### Data provided:
☆ ☆ ☆ ☆
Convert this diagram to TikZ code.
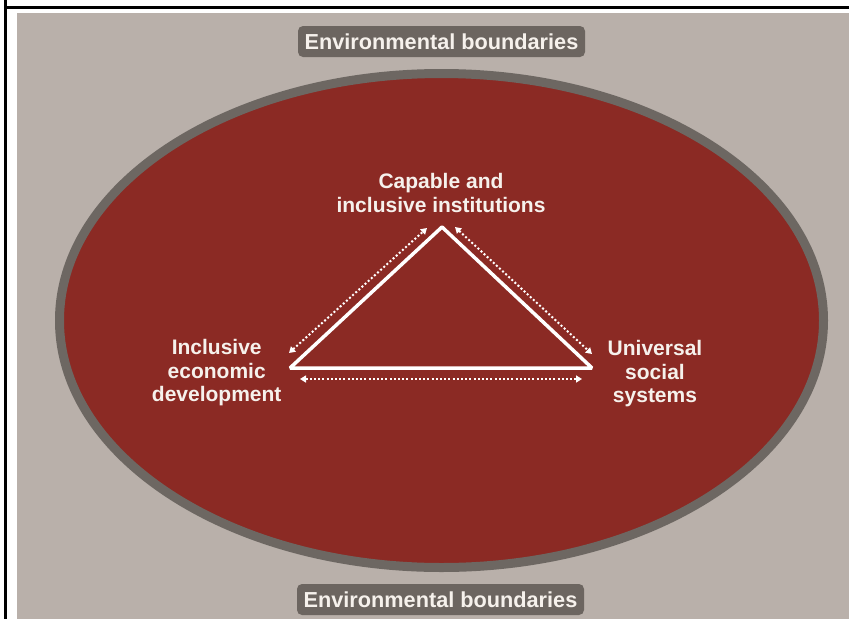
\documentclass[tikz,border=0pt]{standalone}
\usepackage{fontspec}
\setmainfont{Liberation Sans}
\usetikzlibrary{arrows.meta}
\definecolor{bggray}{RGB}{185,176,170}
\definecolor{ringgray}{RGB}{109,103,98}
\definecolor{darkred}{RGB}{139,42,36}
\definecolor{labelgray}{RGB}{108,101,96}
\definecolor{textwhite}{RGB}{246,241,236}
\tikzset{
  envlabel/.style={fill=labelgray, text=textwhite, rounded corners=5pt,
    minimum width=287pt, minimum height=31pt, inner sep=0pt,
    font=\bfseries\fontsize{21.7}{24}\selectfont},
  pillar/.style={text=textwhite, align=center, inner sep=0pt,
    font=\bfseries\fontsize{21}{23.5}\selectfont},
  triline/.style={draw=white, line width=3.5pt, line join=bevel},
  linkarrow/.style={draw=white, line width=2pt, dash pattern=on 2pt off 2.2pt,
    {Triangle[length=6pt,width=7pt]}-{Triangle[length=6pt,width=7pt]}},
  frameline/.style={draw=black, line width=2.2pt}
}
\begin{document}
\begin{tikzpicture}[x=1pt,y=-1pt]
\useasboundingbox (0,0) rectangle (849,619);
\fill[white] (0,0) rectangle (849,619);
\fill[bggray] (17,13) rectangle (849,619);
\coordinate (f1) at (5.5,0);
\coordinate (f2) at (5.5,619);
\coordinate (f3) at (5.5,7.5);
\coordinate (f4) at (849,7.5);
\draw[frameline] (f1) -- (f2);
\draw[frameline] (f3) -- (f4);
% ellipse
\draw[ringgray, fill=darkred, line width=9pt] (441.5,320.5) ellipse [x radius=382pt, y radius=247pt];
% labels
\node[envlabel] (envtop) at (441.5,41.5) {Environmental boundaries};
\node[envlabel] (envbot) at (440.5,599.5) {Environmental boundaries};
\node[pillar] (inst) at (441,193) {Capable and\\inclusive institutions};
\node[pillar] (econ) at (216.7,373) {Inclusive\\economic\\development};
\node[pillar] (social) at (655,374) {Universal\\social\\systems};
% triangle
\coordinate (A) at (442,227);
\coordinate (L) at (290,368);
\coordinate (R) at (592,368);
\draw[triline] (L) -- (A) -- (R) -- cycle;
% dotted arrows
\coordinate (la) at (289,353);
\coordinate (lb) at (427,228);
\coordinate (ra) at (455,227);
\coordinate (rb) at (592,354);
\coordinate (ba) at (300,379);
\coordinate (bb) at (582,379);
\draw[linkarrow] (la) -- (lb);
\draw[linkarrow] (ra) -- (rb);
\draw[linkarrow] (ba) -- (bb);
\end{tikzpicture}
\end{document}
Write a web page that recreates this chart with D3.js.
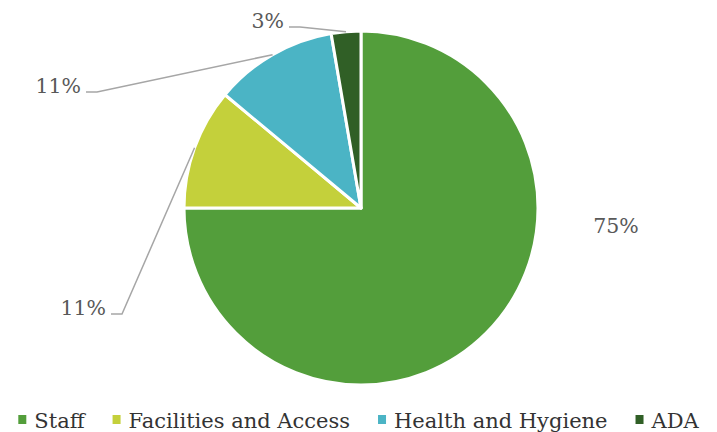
☆ ☆ ☆ ☆
### Aim of the exercise:
Retype all the records shown above, character for character. Omit every picture.

### Result:
Convert this diagram to TikZ code.
\documentclass[tikz,border=0pt]{standalone}
\usepackage{fontspec}
\setmainfont{Liberation Sans}
\usetikzlibrary{arrows.meta}
\definecolor{bggray}{RGB}{185,176,170}
\definecolor{ringgray}{RGB}{109,103,98}
\definecolor{darkred}{RGB}{139,42,36}
\definecolor{labelgray}{RGB}{108,101,96}
\definecolor{textwhite}{RGB}{246,241,236}
\tikzset{
  envlabel/.style={fill=labelgray, text=textwhite, rounded corners=5pt,
    minimum width=287pt, minimum height=31pt, inner sep=0pt,
    font=\bfseries\fontsize{21.7}{24}\selectfont},
  pillar/.style={text=textwhite, align=center, inner sep=0pt,
    font=\bfseries\fontsize{21}{23.5}\selectfont},
  triline/.style={draw=white, line width=3.5pt, line join=bevel},
  linkarrow/.style={draw=white, line width=2pt, dash pattern=on 2pt off 2.2pt,
    {Triangle[length=6pt,width=7pt]}-{Triangle[length=6pt,width=7pt]}},
  frameline/.style={draw=black, line width=2.2pt}
}
\begin{document}
\begin{tikzpicture}[x=1pt,y=-1pt]
\useasboundingbox (0,0) rectangle (849,619);
\fill[white] (0,0) rectangle (849,619);
\fill[bggray] (17,13) rectangle (849,619);
\coordinate (f1) at (5.5,0);
\coordinate (f2) at (5.5,619);
\coordinate (f3) at (5.5,7.5);
\coordinate (f4) at (849,7.5);
\draw[frameline] (f1) -- (f2);
\draw[frameline] (f3) -- (f4);
% ellipse
\draw[ringgray, fill=darkred, line width=9pt] (441.5,320.5) ellipse [x radius=382pt, y radius=247pt];
% labels
\node[envlabel] (envtop) at (441.5,41.5) {Environmental boundaries};
\node[envlabel] (envbot) at (440.5,599.5) {Environmental boundaries};
\node[pillar] (inst) at (441,193) {Capable and\\inclusive institutions};
\node[pillar] (econ) at (216.7,373) {Inclusive\\economic\\development};
\node[pillar] (social) at (655,374) {Universal\\social\\systems};
% triangle
\coordinate (A) at (442,227);
\coordinate (L) at (290,368);
\coordinate (R) at (592,368);
\draw[triline] (L) -- (A) -- (R) -- cycle;
% dotted arrows
\coordinate (la) at (289,353);
\coordinate (lb) at (427,228);
\coordinate (ra) at (455,227);
\coordinate (rb) at (592,354);
\coordinate (ba) at (300,379);
\coordinate (bb) at (582,379);
\draw[linkarrow] (la) -- (lb);
\draw[linkarrow] (ra) -- (rb);
\draw[linkarrow] (ba) -- (bb);
\end{tikzpicture}
\end{document}
Write a web page that recreates this chart with D3.js.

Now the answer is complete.